I love the arbors in Nina’s done in red: they remind me of the climbing bougainvillea that so surprised me when we arrived in California in March ’87. We were coming from New Hampshire, where it had been snowing and snowing and SNOWING and snowing, five and a half feet’s worth in 17 days after a whole winter of the stuff.  The kicker was when my little girl wanted to play on the swingset: I looked out the window from the second story and challenged her wryly, “Try to find it first.” You could just make out the top bar.
Then we arrived here where it was in the middle of springtime, with these gorgeous flowers skipping around fences everywhere in cheerful red and bright fuschia, just an explosion of nature singing “I feel pretty!”
Which, you know, is actually how I’m hoping the recipient will feel when she puts this on.
No, no, don’t touch
Saturday October 18th 2008, 7:54 pm
Filed under:
Knit
I was going to take and post pictures of the blocked red baby alpaca shawl today to show off before I mail it. But. I did warn Mel and Kris that I’d woken up with a cold yesterday, and they decided it was worth the risk and came anyway. I hope nobody catches this from me. My fever and I aren’t touching the knitting today, although that teal project’s got a deadline breathing down my neck.
Anyone know how long bacteria and viruses can live on a dry surface?
Egrets and no regrets
Tuesday October 14th 2008, 11:58 pm
Filed under:
Knit,
Wildlife
The designers’ version of the swatch, swatch, gauge, gauge mantra is, don’t swatch a new lace pattern mid-shawl; if you want to run off with a new idea on a tangent from what you’ve figured out and written out beforehand, do it across a few stitches somewhere else first. (insert whiny voice) P l e a s e ? Four hundred stitches across just doesn’t quite qualify as a swatch. Ah well, live and learn. (The former is more likely.) There’s nothing terribly wrong with it as it was, I just didn’t happen to like it, and I’m the one I most have to make happy with it or it would never get finished. Now that it’s back on the needles, it’s ready to hum along happily and is feeling all the better for having been held to a standard of perfection. Not to mention, better four rows ripped than forty.
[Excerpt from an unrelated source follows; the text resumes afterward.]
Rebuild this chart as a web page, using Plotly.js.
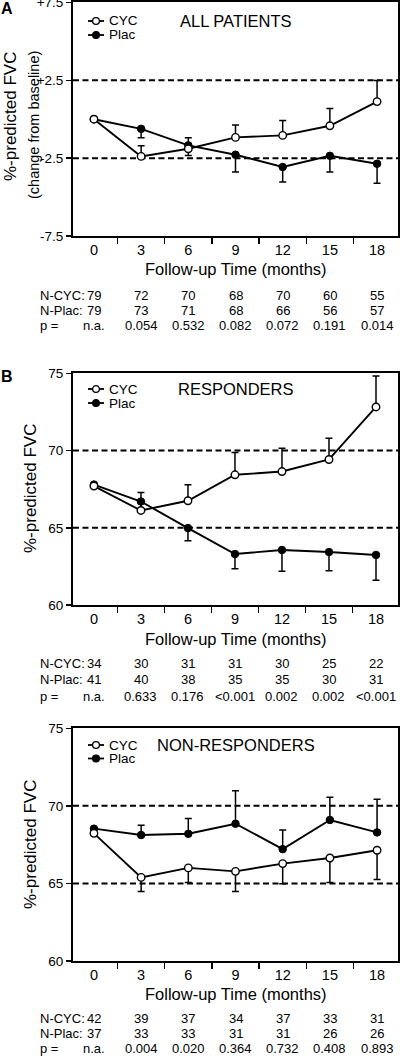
<!DOCTYPE html>
<html>
<head>
<meta charset="utf-8">
<script src="https://cdn.plot.ly/plotly-3.0.1.min.js"></script>
<style>html,body{margin:0;padding:0;background:#fff}#chart{width:400px;height:1058px}</style>
</head>
<body>
<div id="chart"></div>
<script>
// ---------- data ----------
const months = ['0', '3', '6', '9', '12', '15', '18'];

// Panel A: ALL PATIENTS (change from baseline)
const a_cyc = [0, -2.39, -1.90, -1.17, -1.04, -0.42, 1.13];
const a_cyc_err = [0, 0.68, 0.71, 0.79, 0.96, 1.11, 1.35];
const a_plac = [0, -0.62, -1.68, -2.28, -3.07, -2.35, -2.86];
const a_plac_err = [0, 0.57, 0.65, 1.11, 0.96, 1.04, 1.26];
const a_n_cyc = [79, 72, 70, 68, 70, 60, 55];
const a_n_plac = [79, 73, 71, 68, 66, 56, 57];
const a_p = ['n.a.', '0.054', '0.532', '0.082', '0.072', '0.191', '0.014'];
const a_ticks = [-7.5, -2.5, 2.5, 7.5];
const a_ticktext = ['-7.5', '-2.5', '+2.5', '+7.5'];
const a_refs = [2.5, -2.5];

// Panel B: RESPONDERS
const b_cyc = [67.7, 66.12, 66.75, 68.43, 68.64, 69.42, 72.82];
const b_cyc_err = [0, 1.16, 1.03, 1.44, 1.5, 1.38, 2.0];
const b_plac = [67.8, 66.7, 64.98, 63.3, 63.56, 63.43, 63.24];
const b_plac_err = [0, 0.5, 0.82, 0.95, 1.38, 1.21, 1.64];
const b_n_cyc = [34, 30, 31, 31, 30, 25, 22];
const b_n_plac = [41, 40, 38, 35, 35, 30, 31];
const b_p = ['n.a.', '0.633', '0.176', '<0.001', '0.002', '0.002', '<0.001'];

// Panel C: NON-RESPONDERS
const c_cyc = [68.23, 65.39, 66.0, 65.78, 66.28, 66.64, 67.14];
const c_cyc_err = [0, 0.91, 0.94, 1.3, 1.3, 1.58, 1.88];
const c_plac = [68.53, 68.12, 68.2, 68.85, 67.21, 69.09, 68.29];
const c_plac_err = [0, 0.63, 0.98, 2.12, 1.23, 1.47, 2.14];
const c_n_cyc = [42, 39, 37, 34, 37, 33, 31];
const c_n_plac = [37, 33, 33, 31, 31, 26, 26];
const c_p = ['n.a.', '0.004', '0.020', '0.364', '0.732', '0.408', '0.893'];

const bc_ticks = [60, 65, 70, 75];
const bc_refs = [70, 65];
const series_names = ['CYC', 'Plac'];
const panel_titles = ['ALL PATIENTS', 'RESPONDERS', 'NON-RESPONDERS'];
const panel_letters = ['A', 'B', ''];
const x_title = 'Follow-up Time (months)';
const y_title = '%-predicted FVC';
const y_subtitle = '(change from baseline)';
const row_labels = ['N-CYC:', 'N-Plac:', 'p ='];

// ---------- layout helpers ----------
const W = 400, H = 1058;
const FONT = 'Liberation Sans, Arial, Helvetica, sans-serif';
const px = p => p / W;
const py = p => 1 - p / H;

const panels = [
  { ax: '', top: 2.4, bottom: 236, range: [-7.5, 7.5], tickvals: a_ticks, ticktext: a_ticktext, refs: a_refs,
    cyc: a_cyc, cycUp: a_cyc_err, plac: a_plac, placDown: a_plac_err, placUpward: false,
    nc: a_n_cyc, np: a_n_plac, p: a_p,
    title: panel_titles[0], letter: panel_letters[0], letterY: 8.5, legY: [21, 35],
    ytitleX: 10, ytitleY: 117, sub: true, xlabY: 269, rowsY: [295, 310, 325.5] },
  { ax: '2', top: 373.3, bottom: 605, range: [60, 75], tickvals: bc_ticks, ticktext: bc_ticks.map(String), refs: bc_refs,
    cyc: b_cyc, cycUp: b_cyc_err, plac: b_plac, placDown: b_plac_err, placUpward: false,
    nc: b_n_cyc, np: b_n_plac, p: b_p,
    title: panel_titles[1], letter: panel_letters[1], letterY: 376, legY: [389, 403],
    ytitleX: 30, ytitleY: 489, sub: false, xlabY: 638.5, rowsY: [663.5, 679.5, 696] },
  { ax: '3', top: 728.3, bottom: 961, range: [60, 75], tickvals: bc_ticks, ticktext: bc_ticks.map(String), refs: bc_refs,
    cyc: c_cyc, cycUp: c_cyc_err, plac: c_plac, placDown: c_plac_err, placUpward: true,
    nc: c_n_cyc, np: c_n_plac, p: c_p,
    title: panel_titles[2], letter: panel_letters[2], letterY: 0, legY: [745, 758.5],
    ytitleX: 30, ytitleY: 845, sub: false, xlabY: 993.5, rowsY: [1018.5, 1033.5, 1048.5] }
];

const traces = [];
const shapes = [];
const annotations = [];
const layout = {
  width: W, height: H,
  margin: { l: 0, r: 0, t: 0, b: 0 },
  paper_bgcolor: '#fff', plot_bgcolor: '#fff',
  font: { family: FONT, color: '#000', size: 14 },
  showlegend: false
};

const txt = (text, x, y, size, opts) => Object.assign({
  text: text, x: x, y: y, xref: 'paper', yref: 'paper', showarrow: false,
  font: { family: FONT, size: size, color: '#000' }, xanchor: 'center', yanchor: 'middle'
}, opts || {});

panels.forEach(P => {
  const xa = 'x' + P.ax, ya = 'y' + P.ax;
  const xkey = 'xaxis' + P.ax, ykey = 'yaxis' + P.ax;
  layout[xkey] = {
    domain: [px(73), px(398)], anchor: ya, type: 'category',
    categoryorder: 'array', categoryarray: months,
    tickson: 'boundaries', ticks: 'outside', ticklen: 6, tickwidth: 1.5, tickcolor: '#000',
    showline: true, linewidth: 2, linecolor: '#000', mirror: true,
    showgrid: false, zeroline: false, fixedrange: true, ticklabeloverflow: 'allow',
    tickfont: { family: FONT, size: 14.5, color: '#000' }
  };
  layout[ykey] = {
    domain: [py(P.bottom), py(P.top)], anchor: xa, range: P.range,
    tickmode: 'array', tickvals: P.tickvals, ticktext: P.ticktext,
    ticks: 'outside', ticklen: 5, tickwidth: 1.5, tickcolor: '#000',
    showline: true, linewidth: 2, linecolor: '#000', mirror: true,
    showgrid: false, zeroline: false, fixedrange: true, ticklabeloverflow: 'allow',
    tickfont: { family: FONT, size: 13.5, color: '#000' }
  };

  // reference dashed lines
  P.refs.forEach(v => shapes.push({
    type: 'line', xref: xa + ' domain', yref: ya, x0: 0, x1: 1, y0: v, y1: v,
    line: { color: '#000', width: 2, dash: '6px,3.5px' }, layer: 'below'
  }));

  const zeros = months.map(() => 0);
  // Placebo (filled)
  traces.push({
    type: 'scatter', mode: 'lines+markers', name: series_names[1], x: months, y: P.plac,
    xaxis: xa, yaxis: ya, cliponaxis: false,
    line: { color: '#000', width: 1.9 },
    marker: { symbol: 'circle', size: 7.5, color: '#000', line: { color: '#000', width: 1 } },
    error_y: { type: 'data', symmetric: false,
      array: P.placUpward ? P.placDown : zeros, arrayminus: P.placUpward ? zeros : P.placDown,
      color: '#000', thickness: 1.5, width: 3.5 }
  });
  // CYC (open)
  traces.push({
    type: 'scatter', mode: 'lines+markers', name: series_names[0], x: months, y: P.cyc,
    xaxis: xa, yaxis: ya, cliponaxis: false,
    line: { color: '#000', width: 1.9 },
    marker: { symbol: 'circle', size: 7.5, color: '#fff', line: { color: '#000', width: 1.4 } },
    error_y: { type: 'data', symmetric: false,
      array: P.placUpward ? zeros : P.cycUp, arrayminus: P.placUpward ? P.cycUp : zeros,
      color: '#000', thickness: 1.5, width: 3.5 }
  });

  // manual legend
  [[series_names[0], '#fff', P.legY[0]], [series_names[1], '#000', P.legY[1]]].forEach(([nm, fill, yy]) => {
    shapes.push({ type: 'line', xref: 'paper', yref: 'paper', x0: px(88), x1: px(104), y0: py(yy), y1: py(yy),
      line: { color: '#000', width: 1.8 } });
    shapes.push({ type: 'circle', xref: 'paper', yref: 'paper', x0: px(92.6), x1: px(99.4), y0: py(yy + 3.4), y1: py(yy - 3.4),
      fillcolor: fill, line: { color: '#000', width: 1.3 } });
    annotations.push(txt(nm, px(106.5), py(yy), 13.5, { xanchor: 'left' }));
  });

  // panel title
  annotations.push(txt(P.title, px(236), py(P.legY[0]), 16.5));
  // panel letter
  if (P.letter) annotations.push(txt('<b>' + P.letter + '</b>', px(7), py(P.letterY), 16));
  // y title
  annotations.push(txt(y_title, px(P.ytitleX), py(P.ytitleY), 17, { textangle: -90 }));
  if (P.sub) annotations.push(txt(y_subtitle, px(34), py(P.ytitleY + 8), 14.5, { textangle: -90 }));
  // x title
  annotations.push(txt(x_title, px(236), py(P.xlabY), 16.5));

  // N / p table below the axis
  const rows = [P.nc.map(String), P.np.map(String), P.p.map(s => s.replace('<', '&lt;'))];
  rows.forEach((vals, r) => {
    annotations.push(txt(row_labels[r], px(38), py(P.rowsY[r]), 13, { xanchor: 'left' }));
    vals.forEach((v, i) => annotations.push({
      text: v, x: i, y: py(P.rowsY[r]), xref: xa, yref: 'paper', showarrow: false,
      xanchor: 'center', yanchor: 'middle', font: { family: FONT, size: 13, color: '#000' }
    }));
  });
});

layout.shapes = shapes;
layout.annotations = annotations;

Plotly.newPlot('chart', traces, layout, { staticPlot: true, displayModeBar: false });
</script>
</body>
</html>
The good part is, taking those needles out, I went and found a UFO and checked the size of their circs, just to see; I thought I’d been doing that project on 10s. Nines! Holz and Steins! Not my sentimental pair, but hey! I switched them out, as long as the slick ones were unencumbered for the moment. Yay!
I got an errand run in the afternoon, noting how few miles I’ve put on my car in the last month; it felt good to get out. I pulled off to the side of the road and tried to capture the snowy egrets in that center shrubbery, knowing my camera could only do so much, but hey. I share what I can. I’ll get a better camera someday soon, since this one is held together by scotch tape; something to look forward to.

A bicyclist came down the bike path between me and the brownery there, saw me perching against my car door with my Pentax in my hands, and shot me a big grin on his way past, clearly glad to see someone else appreciating the day out there.
I can’t wait to see how this shawl is going to turn out!
(It wasn’t till I posted this that I realized how much the clump of stitches looks like an inverted version of the egrets’ perch. Cool!)